__Information shown__

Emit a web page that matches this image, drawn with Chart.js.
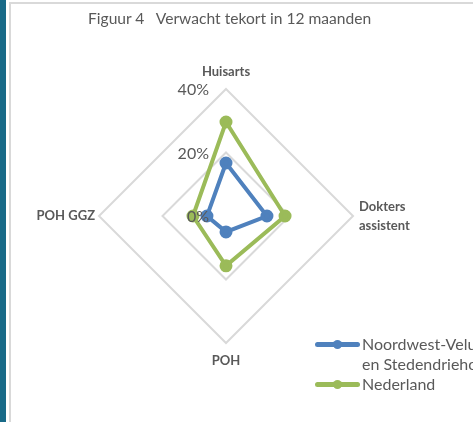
<!DOCTYPE html>
<html>
<head>
<meta charset="utf-8">
<script src="https://cdn.jsdelivr.net/npm/chart.js@4/dist/chart.umd.min.js"></script>
<style>
html, body { margin: 0; padding: 0; background: #fff; }
body { width: 473px; height: 422px; position: relative; overflow: hidden; font-family: Lato, "Liberation Sans", sans-serif; color: #595959; }
#edge { position: absolute; left: 0; top: 0; width: 6px; height: 422px; background: #186a88; }
#frame { position: absolute; left: 9px; top: 2px; width: 480px; height: 440px; border-left: 2px solid #d9d9d9; border-top: 2px solid #d9d9d9; }
#title { position: absolute; left: 88px; top: 9px; font-size: 15.6px; white-space: pre; }
#chart { position: absolute; left: 0; top: 0; }
#legend { position: absolute; left: 315px; top: 334px; font-size: 16px; line-height: 20px; }
.item { display: flex; align-items: flex-start; }
.mark { position: relative; width: 45px; height: 20px; flex: none; margin-right: 2px; }
.mark .ln { position: absolute; left: 0; right: 0; top: 8px; height: 5px; border-radius: 3px; }
.mark .dot { position: absolute; left: 18px; top: 6px; width: 9px; height: 9px; border-radius: 50%; }
.txt { width: 150px; }
</style>
</head>
<body>
<div id="edge"></div>
<div id="frame"></div>
<canvas id="chart" width="473" height="422"></canvas>
<div id="title">Figuur 4   Verwacht tekort in 12 maanden</div>
<div id="legend"></div>
<script>
// tekort per functie, in procenten
var categories = [['Huisarts'], ['Dokters', 'assistent'], ['POH'], ['POH GGZ']];
var seriesNames = ['Noordwest-Veluwe en Stedendriehoek', 'Nederland'];
var regio = [16.7, 12.9, 5.0, 6.0];
var nederland = [29.6, 18.6, 15.7, 10.4];
var tickValues = [0, 20, 40];
var colors = ['#4f81bd', '#9bbb59'];

// labels around the diamond and percentages along the vertical axis
var radarText = {
    id: 'radarText',
    afterDatasetsDraw: function(chart) {
        var ctx = chart.ctx;
        var r = chart.scales.r;
        ctx.save();
        ctx.fillStyle = '#595959';
        ctx.textBaseline = 'middle';
        ctx.font = '16px Lato';
        ctx.textAlign = 'right';
        tickValues.forEach(function(v) {
            var p = r.getPointPositionForValue(0, v);
            ctx.fillText(v + '%', p.x - 17, p.y + 1);
        });
        ctx.font = 'bold 13px Lato';
        categories.forEach(function(lines, i) {
            var p = r.getPointPositionForValue(i, r.max);
            var dx = p.x - r.xCenter, dy = p.y - r.yCenter;
            var x = p.x, y = p.y;
            if (Math.abs(dx) < 1) {
                ctx.textAlign = 'center';
                y += dy < 0 ? -17 : 18;
            } else if (dx > 0) {
                ctx.textAlign = 'left';
                x += 6;
            } else {
                ctx.textAlign = 'right';
                x -= 4;
            }
            var lh = 19;
            var y0 = y - (lines.length - 1) * lh / 2;
            lines.forEach(function(t, k) {
                ctx.fillText(t, x, y0 + k * lh);
            });
        });
        ctx.restore();
    }
};

var ctx = document.getElementById('chart').getContext('2d');
var myChart = new Chart(ctx, {
    type: 'radar',
    data: {
        labels: categories,
        datasets: [regio, nederland].map(function(d, i) {
            return {
                label: seriesNames[i],
                data: d,
                borderColor: colors[i],
                backgroundColor: colors[i],
                pointBackgroundColor: colors[i],
                pointBorderColor: colors[i],
                borderWidth: 4,
                pointRadius: 4.5,
                fill: false,
                tension: 0
            };
        }).reverse()
    },
    options: {
        responsive: false,
        animation: false,
        layout: { padding: { left: 99, top: 89, right: 120, bottom: 79 } },
        plugins: { legend: { display: false }, tooltip: { enabled: false } },
        scales: {
            r: {
                min: 0,
                max: 40,
                ticks: { display: false, stepSize: 20 },
                pointLabels: { display: false },
                angleLines: { display: false },
                grid: { circular: false, color: '#d9d9d9', lineWidth: 2 }
            }
        }
    },
    plugins: [radarText]
});

// legend
var legend = document.getElementById('legend');
seriesNames.forEach(function(name, i) {
    var item = document.createElement('div');
    item.className = 'item';
    item.innerHTML = '<span class="mark"><span class="ln" style="background:' + colors[i] + '"></span>' +
        '<span class="dot" style="background:' + colors[i] + '"></span></span><span class="txt"></span>';
    item.querySelector('.txt').textContent = name;
    legend.appendChild(item);
});
</script>
</body>
</html>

__Set problem__
Copy each line exactly, and leave the pictures out of your copy.

__Result for this task__
Emit a web page that matches this image, drawn with Chart.js.
<!DOCTYPE html>
<html>
<head>
<meta charset="utf-8">
<script src="https://cdn.jsdelivr.net/npm/chart.js@4/dist/chart.umd.min.js"></script>
<style>
html, body { margin: 0; padding: 0; background: #fff; }
body { width: 473px; height: 422px; position: relative; overflow: hidden; font-family: Lato, "Liberation Sans", sans-serif; color: #595959; }
#edge { position: absolute; left: 0; top: 0; width: 6px; height: 422px; background: #186a88; }
#frame { position: absolute; left: 9px; top: 2px; width: 480px; height: 440px; border-left: 2px solid #d9d9d9; border-top: 2px solid #d9d9d9; }
#title { position: absolute; left: 88px; top: 9px; font-size: 15.6px; white-space: pre; }
#chart { position: absolute; left: 0; top: 0; }
#legend { position: absolute; left: 315px; top: 334px; font-size: 16px; line-height: 20px; }
.item { display: flex; align-items: flex-start; }
.mark { position: relative; width: 45px; height: 20px; flex: none; margin-right: 2px; }
.mark .ln { position: absolute; left: 0; right: 0; top: 8px; height: 5px; border-radius: 3px; }
.mark .dot { position: absolute; left: 18px; top: 6px; width: 9px; height: 9px; border-radius: 50%; }
.txt { width: 150px; }
</style>
</head>
<body>
<div id="edge"></div>
<div id="frame"></div>
<canvas id="chart" width="473" height="422"></canvas>
<div id="title">Figuur 4   Verwacht tekort in 12 maanden</div>
<div id="legend"></div>
<script>
// tekort per functie, in procenten
var categories = [['Huisarts'], ['Dokters', 'assistent'], ['POH'], ['POH GGZ']];
var seriesNames = ['Noordwest-Veluwe en Stedendriehoek', 'Nederland'];
var regio = [16.7, 12.9, 5.0, 6.0];
var nederland = [29.6, 18.6, 15.7, 10.4];
var tickValues = [0, 20, 40];
var colors = ['#4f81bd', '#9bbb59'];

// labels around the diamond and percentages along the vertical axis
var radarText = {
    id: 'radarText',
    afterDatasetsDraw: function(chart) {
        var ctx = chart.ctx;
        var r = chart.scales.r;
        ctx.save();
        ctx.fillStyle = '#595959';
        ctx.textBaseline = 'middle';
        ctx.font = '16px Lato';
        ctx.textAlign = 'right';
        tickValues.forEach(function(v) {
            var p = r.getPointPositionForValue(0, v);
            ctx.fillText(v + '%', p.x - 17, p.y + 1);
        });
        ctx.font = 'bold 13px Lato';
        categories.forEach(function(lines, i) {
            var p = r.getPointPositionForValue(i, r.max);
            var dx = p.x - r.xCenter, dy = p.y - r.yCenter;
            var x = p.x, y = p.y;
            if (Math.abs(dx) < 1) {
                ctx.textAlign = 'center';
                y += dy < 0 ? -17 : 18;
            } else if (dx > 0) {
                ctx.textAlign = 'left';
                x += 6;
            } else {
                ctx.textAlign = 'right';
                x -= 4;
            }
            var lh = 19;
            var y0 = y - (lines.length - 1) * lh / 2;
            lines.forEach(function(t, k) {
                ctx.fillText(t, x, y0 + k * lh);
            });
        });
        ctx.restore();
    }
};

var ctx = document.getElementById('chart').getContext('2d');
var myChart = new Chart(ctx, {
    type: 'radar',
    data: {
        labels: categories,
        datasets: [regio, nederland].map(function(d, i) {
            return {
                label: seriesNames[i],
                data: d,
                borderColor: colors[i],
                backgroundColor: colors[i],
                pointBackgroundColor: colors[i],
                pointBorderColor: colors[i],
                borderWidth: 4,
                pointRadius: 4.5,
                fill: false,
                tension: 0
            };
        }).reverse()
    },
    options: {
        responsive: false,
        animation: false,
        layout: { padding: { left: 99, top: 89, right: 120, bottom: 79 } },
        plugins: { legend: { display: false }, tooltip: { enabled: false } },
        scales: {
            r: {
                min: 0,
                max: 40,
                ticks: { display: false, stepSize: 20 },
                pointLabels: { display: false },
                angleLines: { display: false },
                grid: { circular: false, color: '#d9d9d9', lineWidth: 2 }
            }
        }
    },
    plugins: [radarText]
});

// legend
var legend = document.getElementById('legend');
seriesNames.forEach(function(name, i) {
    var item = document.createElement('div');
    item.className = 'item';
    item.innerHTML = '<span class="mark"><span class="ln" style="background:' + colors[i] + '"></span>' +
        '<span class="dot" style="background:' + colors[i] + '"></span></span><span class="txt"></span>';
    item.querySelector('.txt').textContent = name;
    legend.appendChild(item);
});
</script>
</body>
</html>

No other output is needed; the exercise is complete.